Frequency response at frozen operating points

Because LPVStateSpace is callable, freezing the identified model at a particular $\lambda$ returns an ordinary StateSpace. This is exactly the artifact a controller designer would feed into a gain-scheduled controller synthesis on top of the identified plant.

truth(λ) = c2d(ss(Ac(λ), Bc, Cc, Dc), Ts)
w = exp10.(range(-0.5, log10(π / Ts); length = 300))

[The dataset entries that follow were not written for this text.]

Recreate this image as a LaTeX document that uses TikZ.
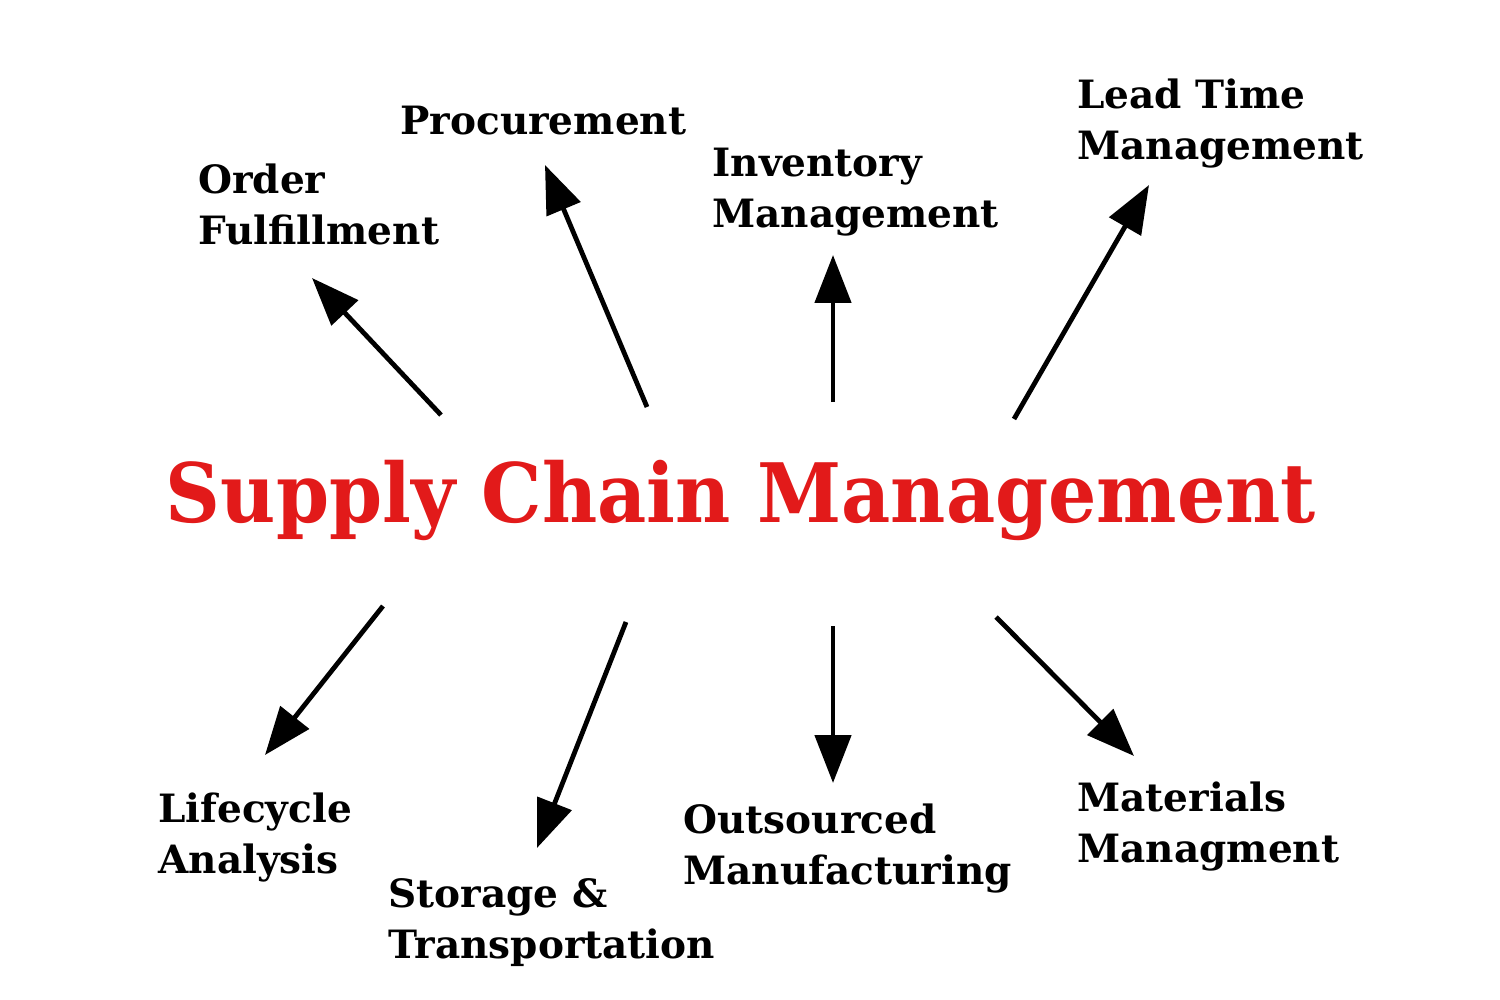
\documentclass[tikz,border=0pt]{standalone}
\usepackage{fontspec}
\setmainfont{DejaVu Serif}
\usetikzlibrary{arrows.meta}
\definecolor{scmred}{HTML}{E21A1A}
\tikzset{
  lbl/.style={anchor=base west, inner sep=0pt, align=left, font=\fontsize{19.5}{25.5}\selectfont\bfseries, text=black},
  ttl/.style={anchor=base, inner sep=0pt, font=\fontsize{41}{48}\selectfont\bfseries, text=scmred},
  arr/.style={line width=2.4pt, -{Triangle[length=24pt,width=18pt]}}
}
\begin{document}
\begin{tikzpicture}[x=0.5pt,y=-0.5pt]
\useasboundingbox (0,0) rectangle (1500,1000);
\node[ttl] (title) at (741,522) {\scalebox{0.927}[1]{Supply Chain Management}};
\node[lbl] (of) at (198,245) {Order\\Fulfillment};
\node[lbl] (pr) at (400,135) {Procurement};
\node[lbl] (im) at (712,228) {Inventory\\Management};
\node[lbl] (lt) at (1077,160) {Lead Time\\Management};
\node[lbl] (la) at (158,873) {Lifecycle\\Analysis};
\node[lbl] (st) at (388,958) {Storage \&\\Transportation};
\node[lbl] (om) at (683,884) {Outsourced\\Manufacturing};
\node[lbl] (mm) at (1077,862) {Materials\\Managment};
\coordinate (t1) at (441,415); \coordinate (h1) at (312,278);
\coordinate (t2) at (647,407); \coordinate (h2) at (545,165);
\coordinate (t3) at (833,402); \coordinate (h3) at (833,255);
\coordinate (t4) at (1014,419); \coordinate (h4) at (1149,185);
\coordinate (t5) at (383,606); \coordinate (h5) at (265,755);
\coordinate (t6) at (626,622); \coordinate (h6) at (537,848);
\coordinate (t7) at (833,626); \coordinate (h7) at (833,783);
\coordinate (t8) at (996,617); \coordinate (h8) at (1134,756);
\foreach \i in {1,...,8} \draw[arr] (t\i) -- (h\i);
\end{tikzpicture}
\end{document}
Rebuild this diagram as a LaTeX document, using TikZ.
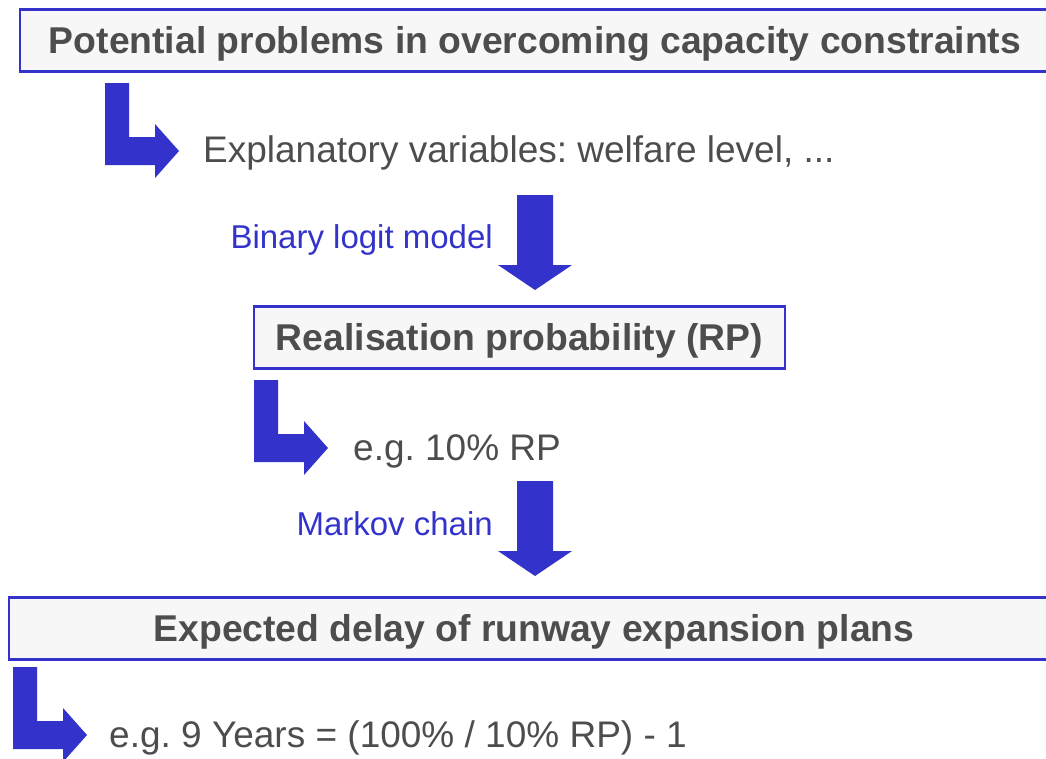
\documentclass[tikz,border=0pt]{standalone}
\usepackage{fontspec}
\setmainfont{Liberation Sans}
\usepackage{tikz}
\usetikzlibrary{calc}
\frenchspacing

\definecolor{boxblue}{RGB}{51,51,204}
\definecolor{textgray}{RGB}{77,77,77}
\definecolor{boxfill}{RGB}{247,247,247}

\begin{document}
\begin{tikzpicture}[x=1pt, y=-1pt]

 \tikzset{
    box/.style={
      rectangle,
      draw=boxblue,
      line width=2.5pt,
      fill=boxfill,
      text=textgray,
      font=\fontsize{37.3}{44}\selectfont\bfseries,
      inner sep=0pt,
      text height=31pt,
      text depth=6pt,
      minimum height=62pt
    },
    plain/.style={
      text=textgray,
      font=\fontsize{37}{44}\selectfont,
      inner sep=0pt,
      anchor=base west
    },
    method/.style={
      text=boxblue,
      font=\fontsize{33}{40}\selectfont,
      inner sep=0pt,
      anchor=base east
    },
    larrow/.pic={
      \fill[boxblue] (0,0) -- (24,0) -- (24,54) -- (50,54) -- (50,41)
        -- (74,68) -- (50,95) -- (50,82) -- (0,82) -- cycle;
    },
    darrow/.pic={
      \fill[boxblue] (-18,0) -- (18,0) -- (18,70) -- (37,70)
        -- (0,95) -- (-37,70) -- (-18,70) -- cycle;
    }
  }

\useasboundingbox (0,0) rectangle (1046,758);
\clip (0,0) rectangle (1046,758);

% boxes
\node[box, minimum width=1030pt] (problems) at (535,40.5) {Potential problems in overcoming capacity constraints};
\node[box, minimum width=531pt] (rp) at (519.5,337.5) {Realisation probability (RP)};
\node[box, minimum width=1050pt] (delay) at (534,628.5) {Expected delay of runway expansion plans};

% texts
\node[plain] (expl) at (203,162) {Explanatory variables: welfare level, ...};
\node[plain] (eg10) at (353,460) {e.g. 10\% RP};
\node[plain] (eg9) at (109,747) {e.g. 9 Years = (100\% / 10\% RP) - 1};

\node[method] (logit) at (493,248) {Binary logit model};
\node[method] (markov) at (493,535) {Markov chain};

% arrows
\coordinate (l1) at (105,83);
\coordinate (l2) at (254,380);
\coordinate (l3) at (13,667);
\coordinate (d1) at (535,195);
\coordinate (d2) at (535,481);

\pic at (l1) {larrow};
\pic at (l2) {larrow};
\pic at (l3) {larrow};
\pic at (d1) {darrow};
\pic at (d2) {darrow};

\end{tikzpicture}
\end{document}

p = bodeplot(truth(0.1),    w; plotphase = false, lab = "truth λ=0.1")
bodeplot!(p, sys_susp(0.1), w; plotphase = false, lab = "LPV   λ=0.1", ls = :dash)
bodeplot!(p, truth(0.9),    w; plotphase = false, lab = "truth λ=0.9")
bodeplot!(p, sys_susp(0.9), w; plotphase = false, lab = "LPV   λ=0.9", ls = :dash)
p
Example block output

The resonance peak collapses by more than 15 dB between $\lambda=0.1$ and $\lambda=0.9$, and the LPV fit tracks it at both endpoints.

Notes

  • The basis can be any user-supplied set of functions of $\lambda$: polynomial, radial-basis-function, piecewise-linear, etc. For mild dependence (as in the suspension example) an affine basis suffices; stronger nonlinearity in $\lambda$ is well-served by a polynomial or RBF basis.
  • Multi-dimensional scheduling is not yet documented; the basis API technically accepts vector $\lambda$ if the user writes a multivariate basis function, but this path has not been thoroughly tested.
  • The Kalman gain $K$ is currently held constant in $\lambda$.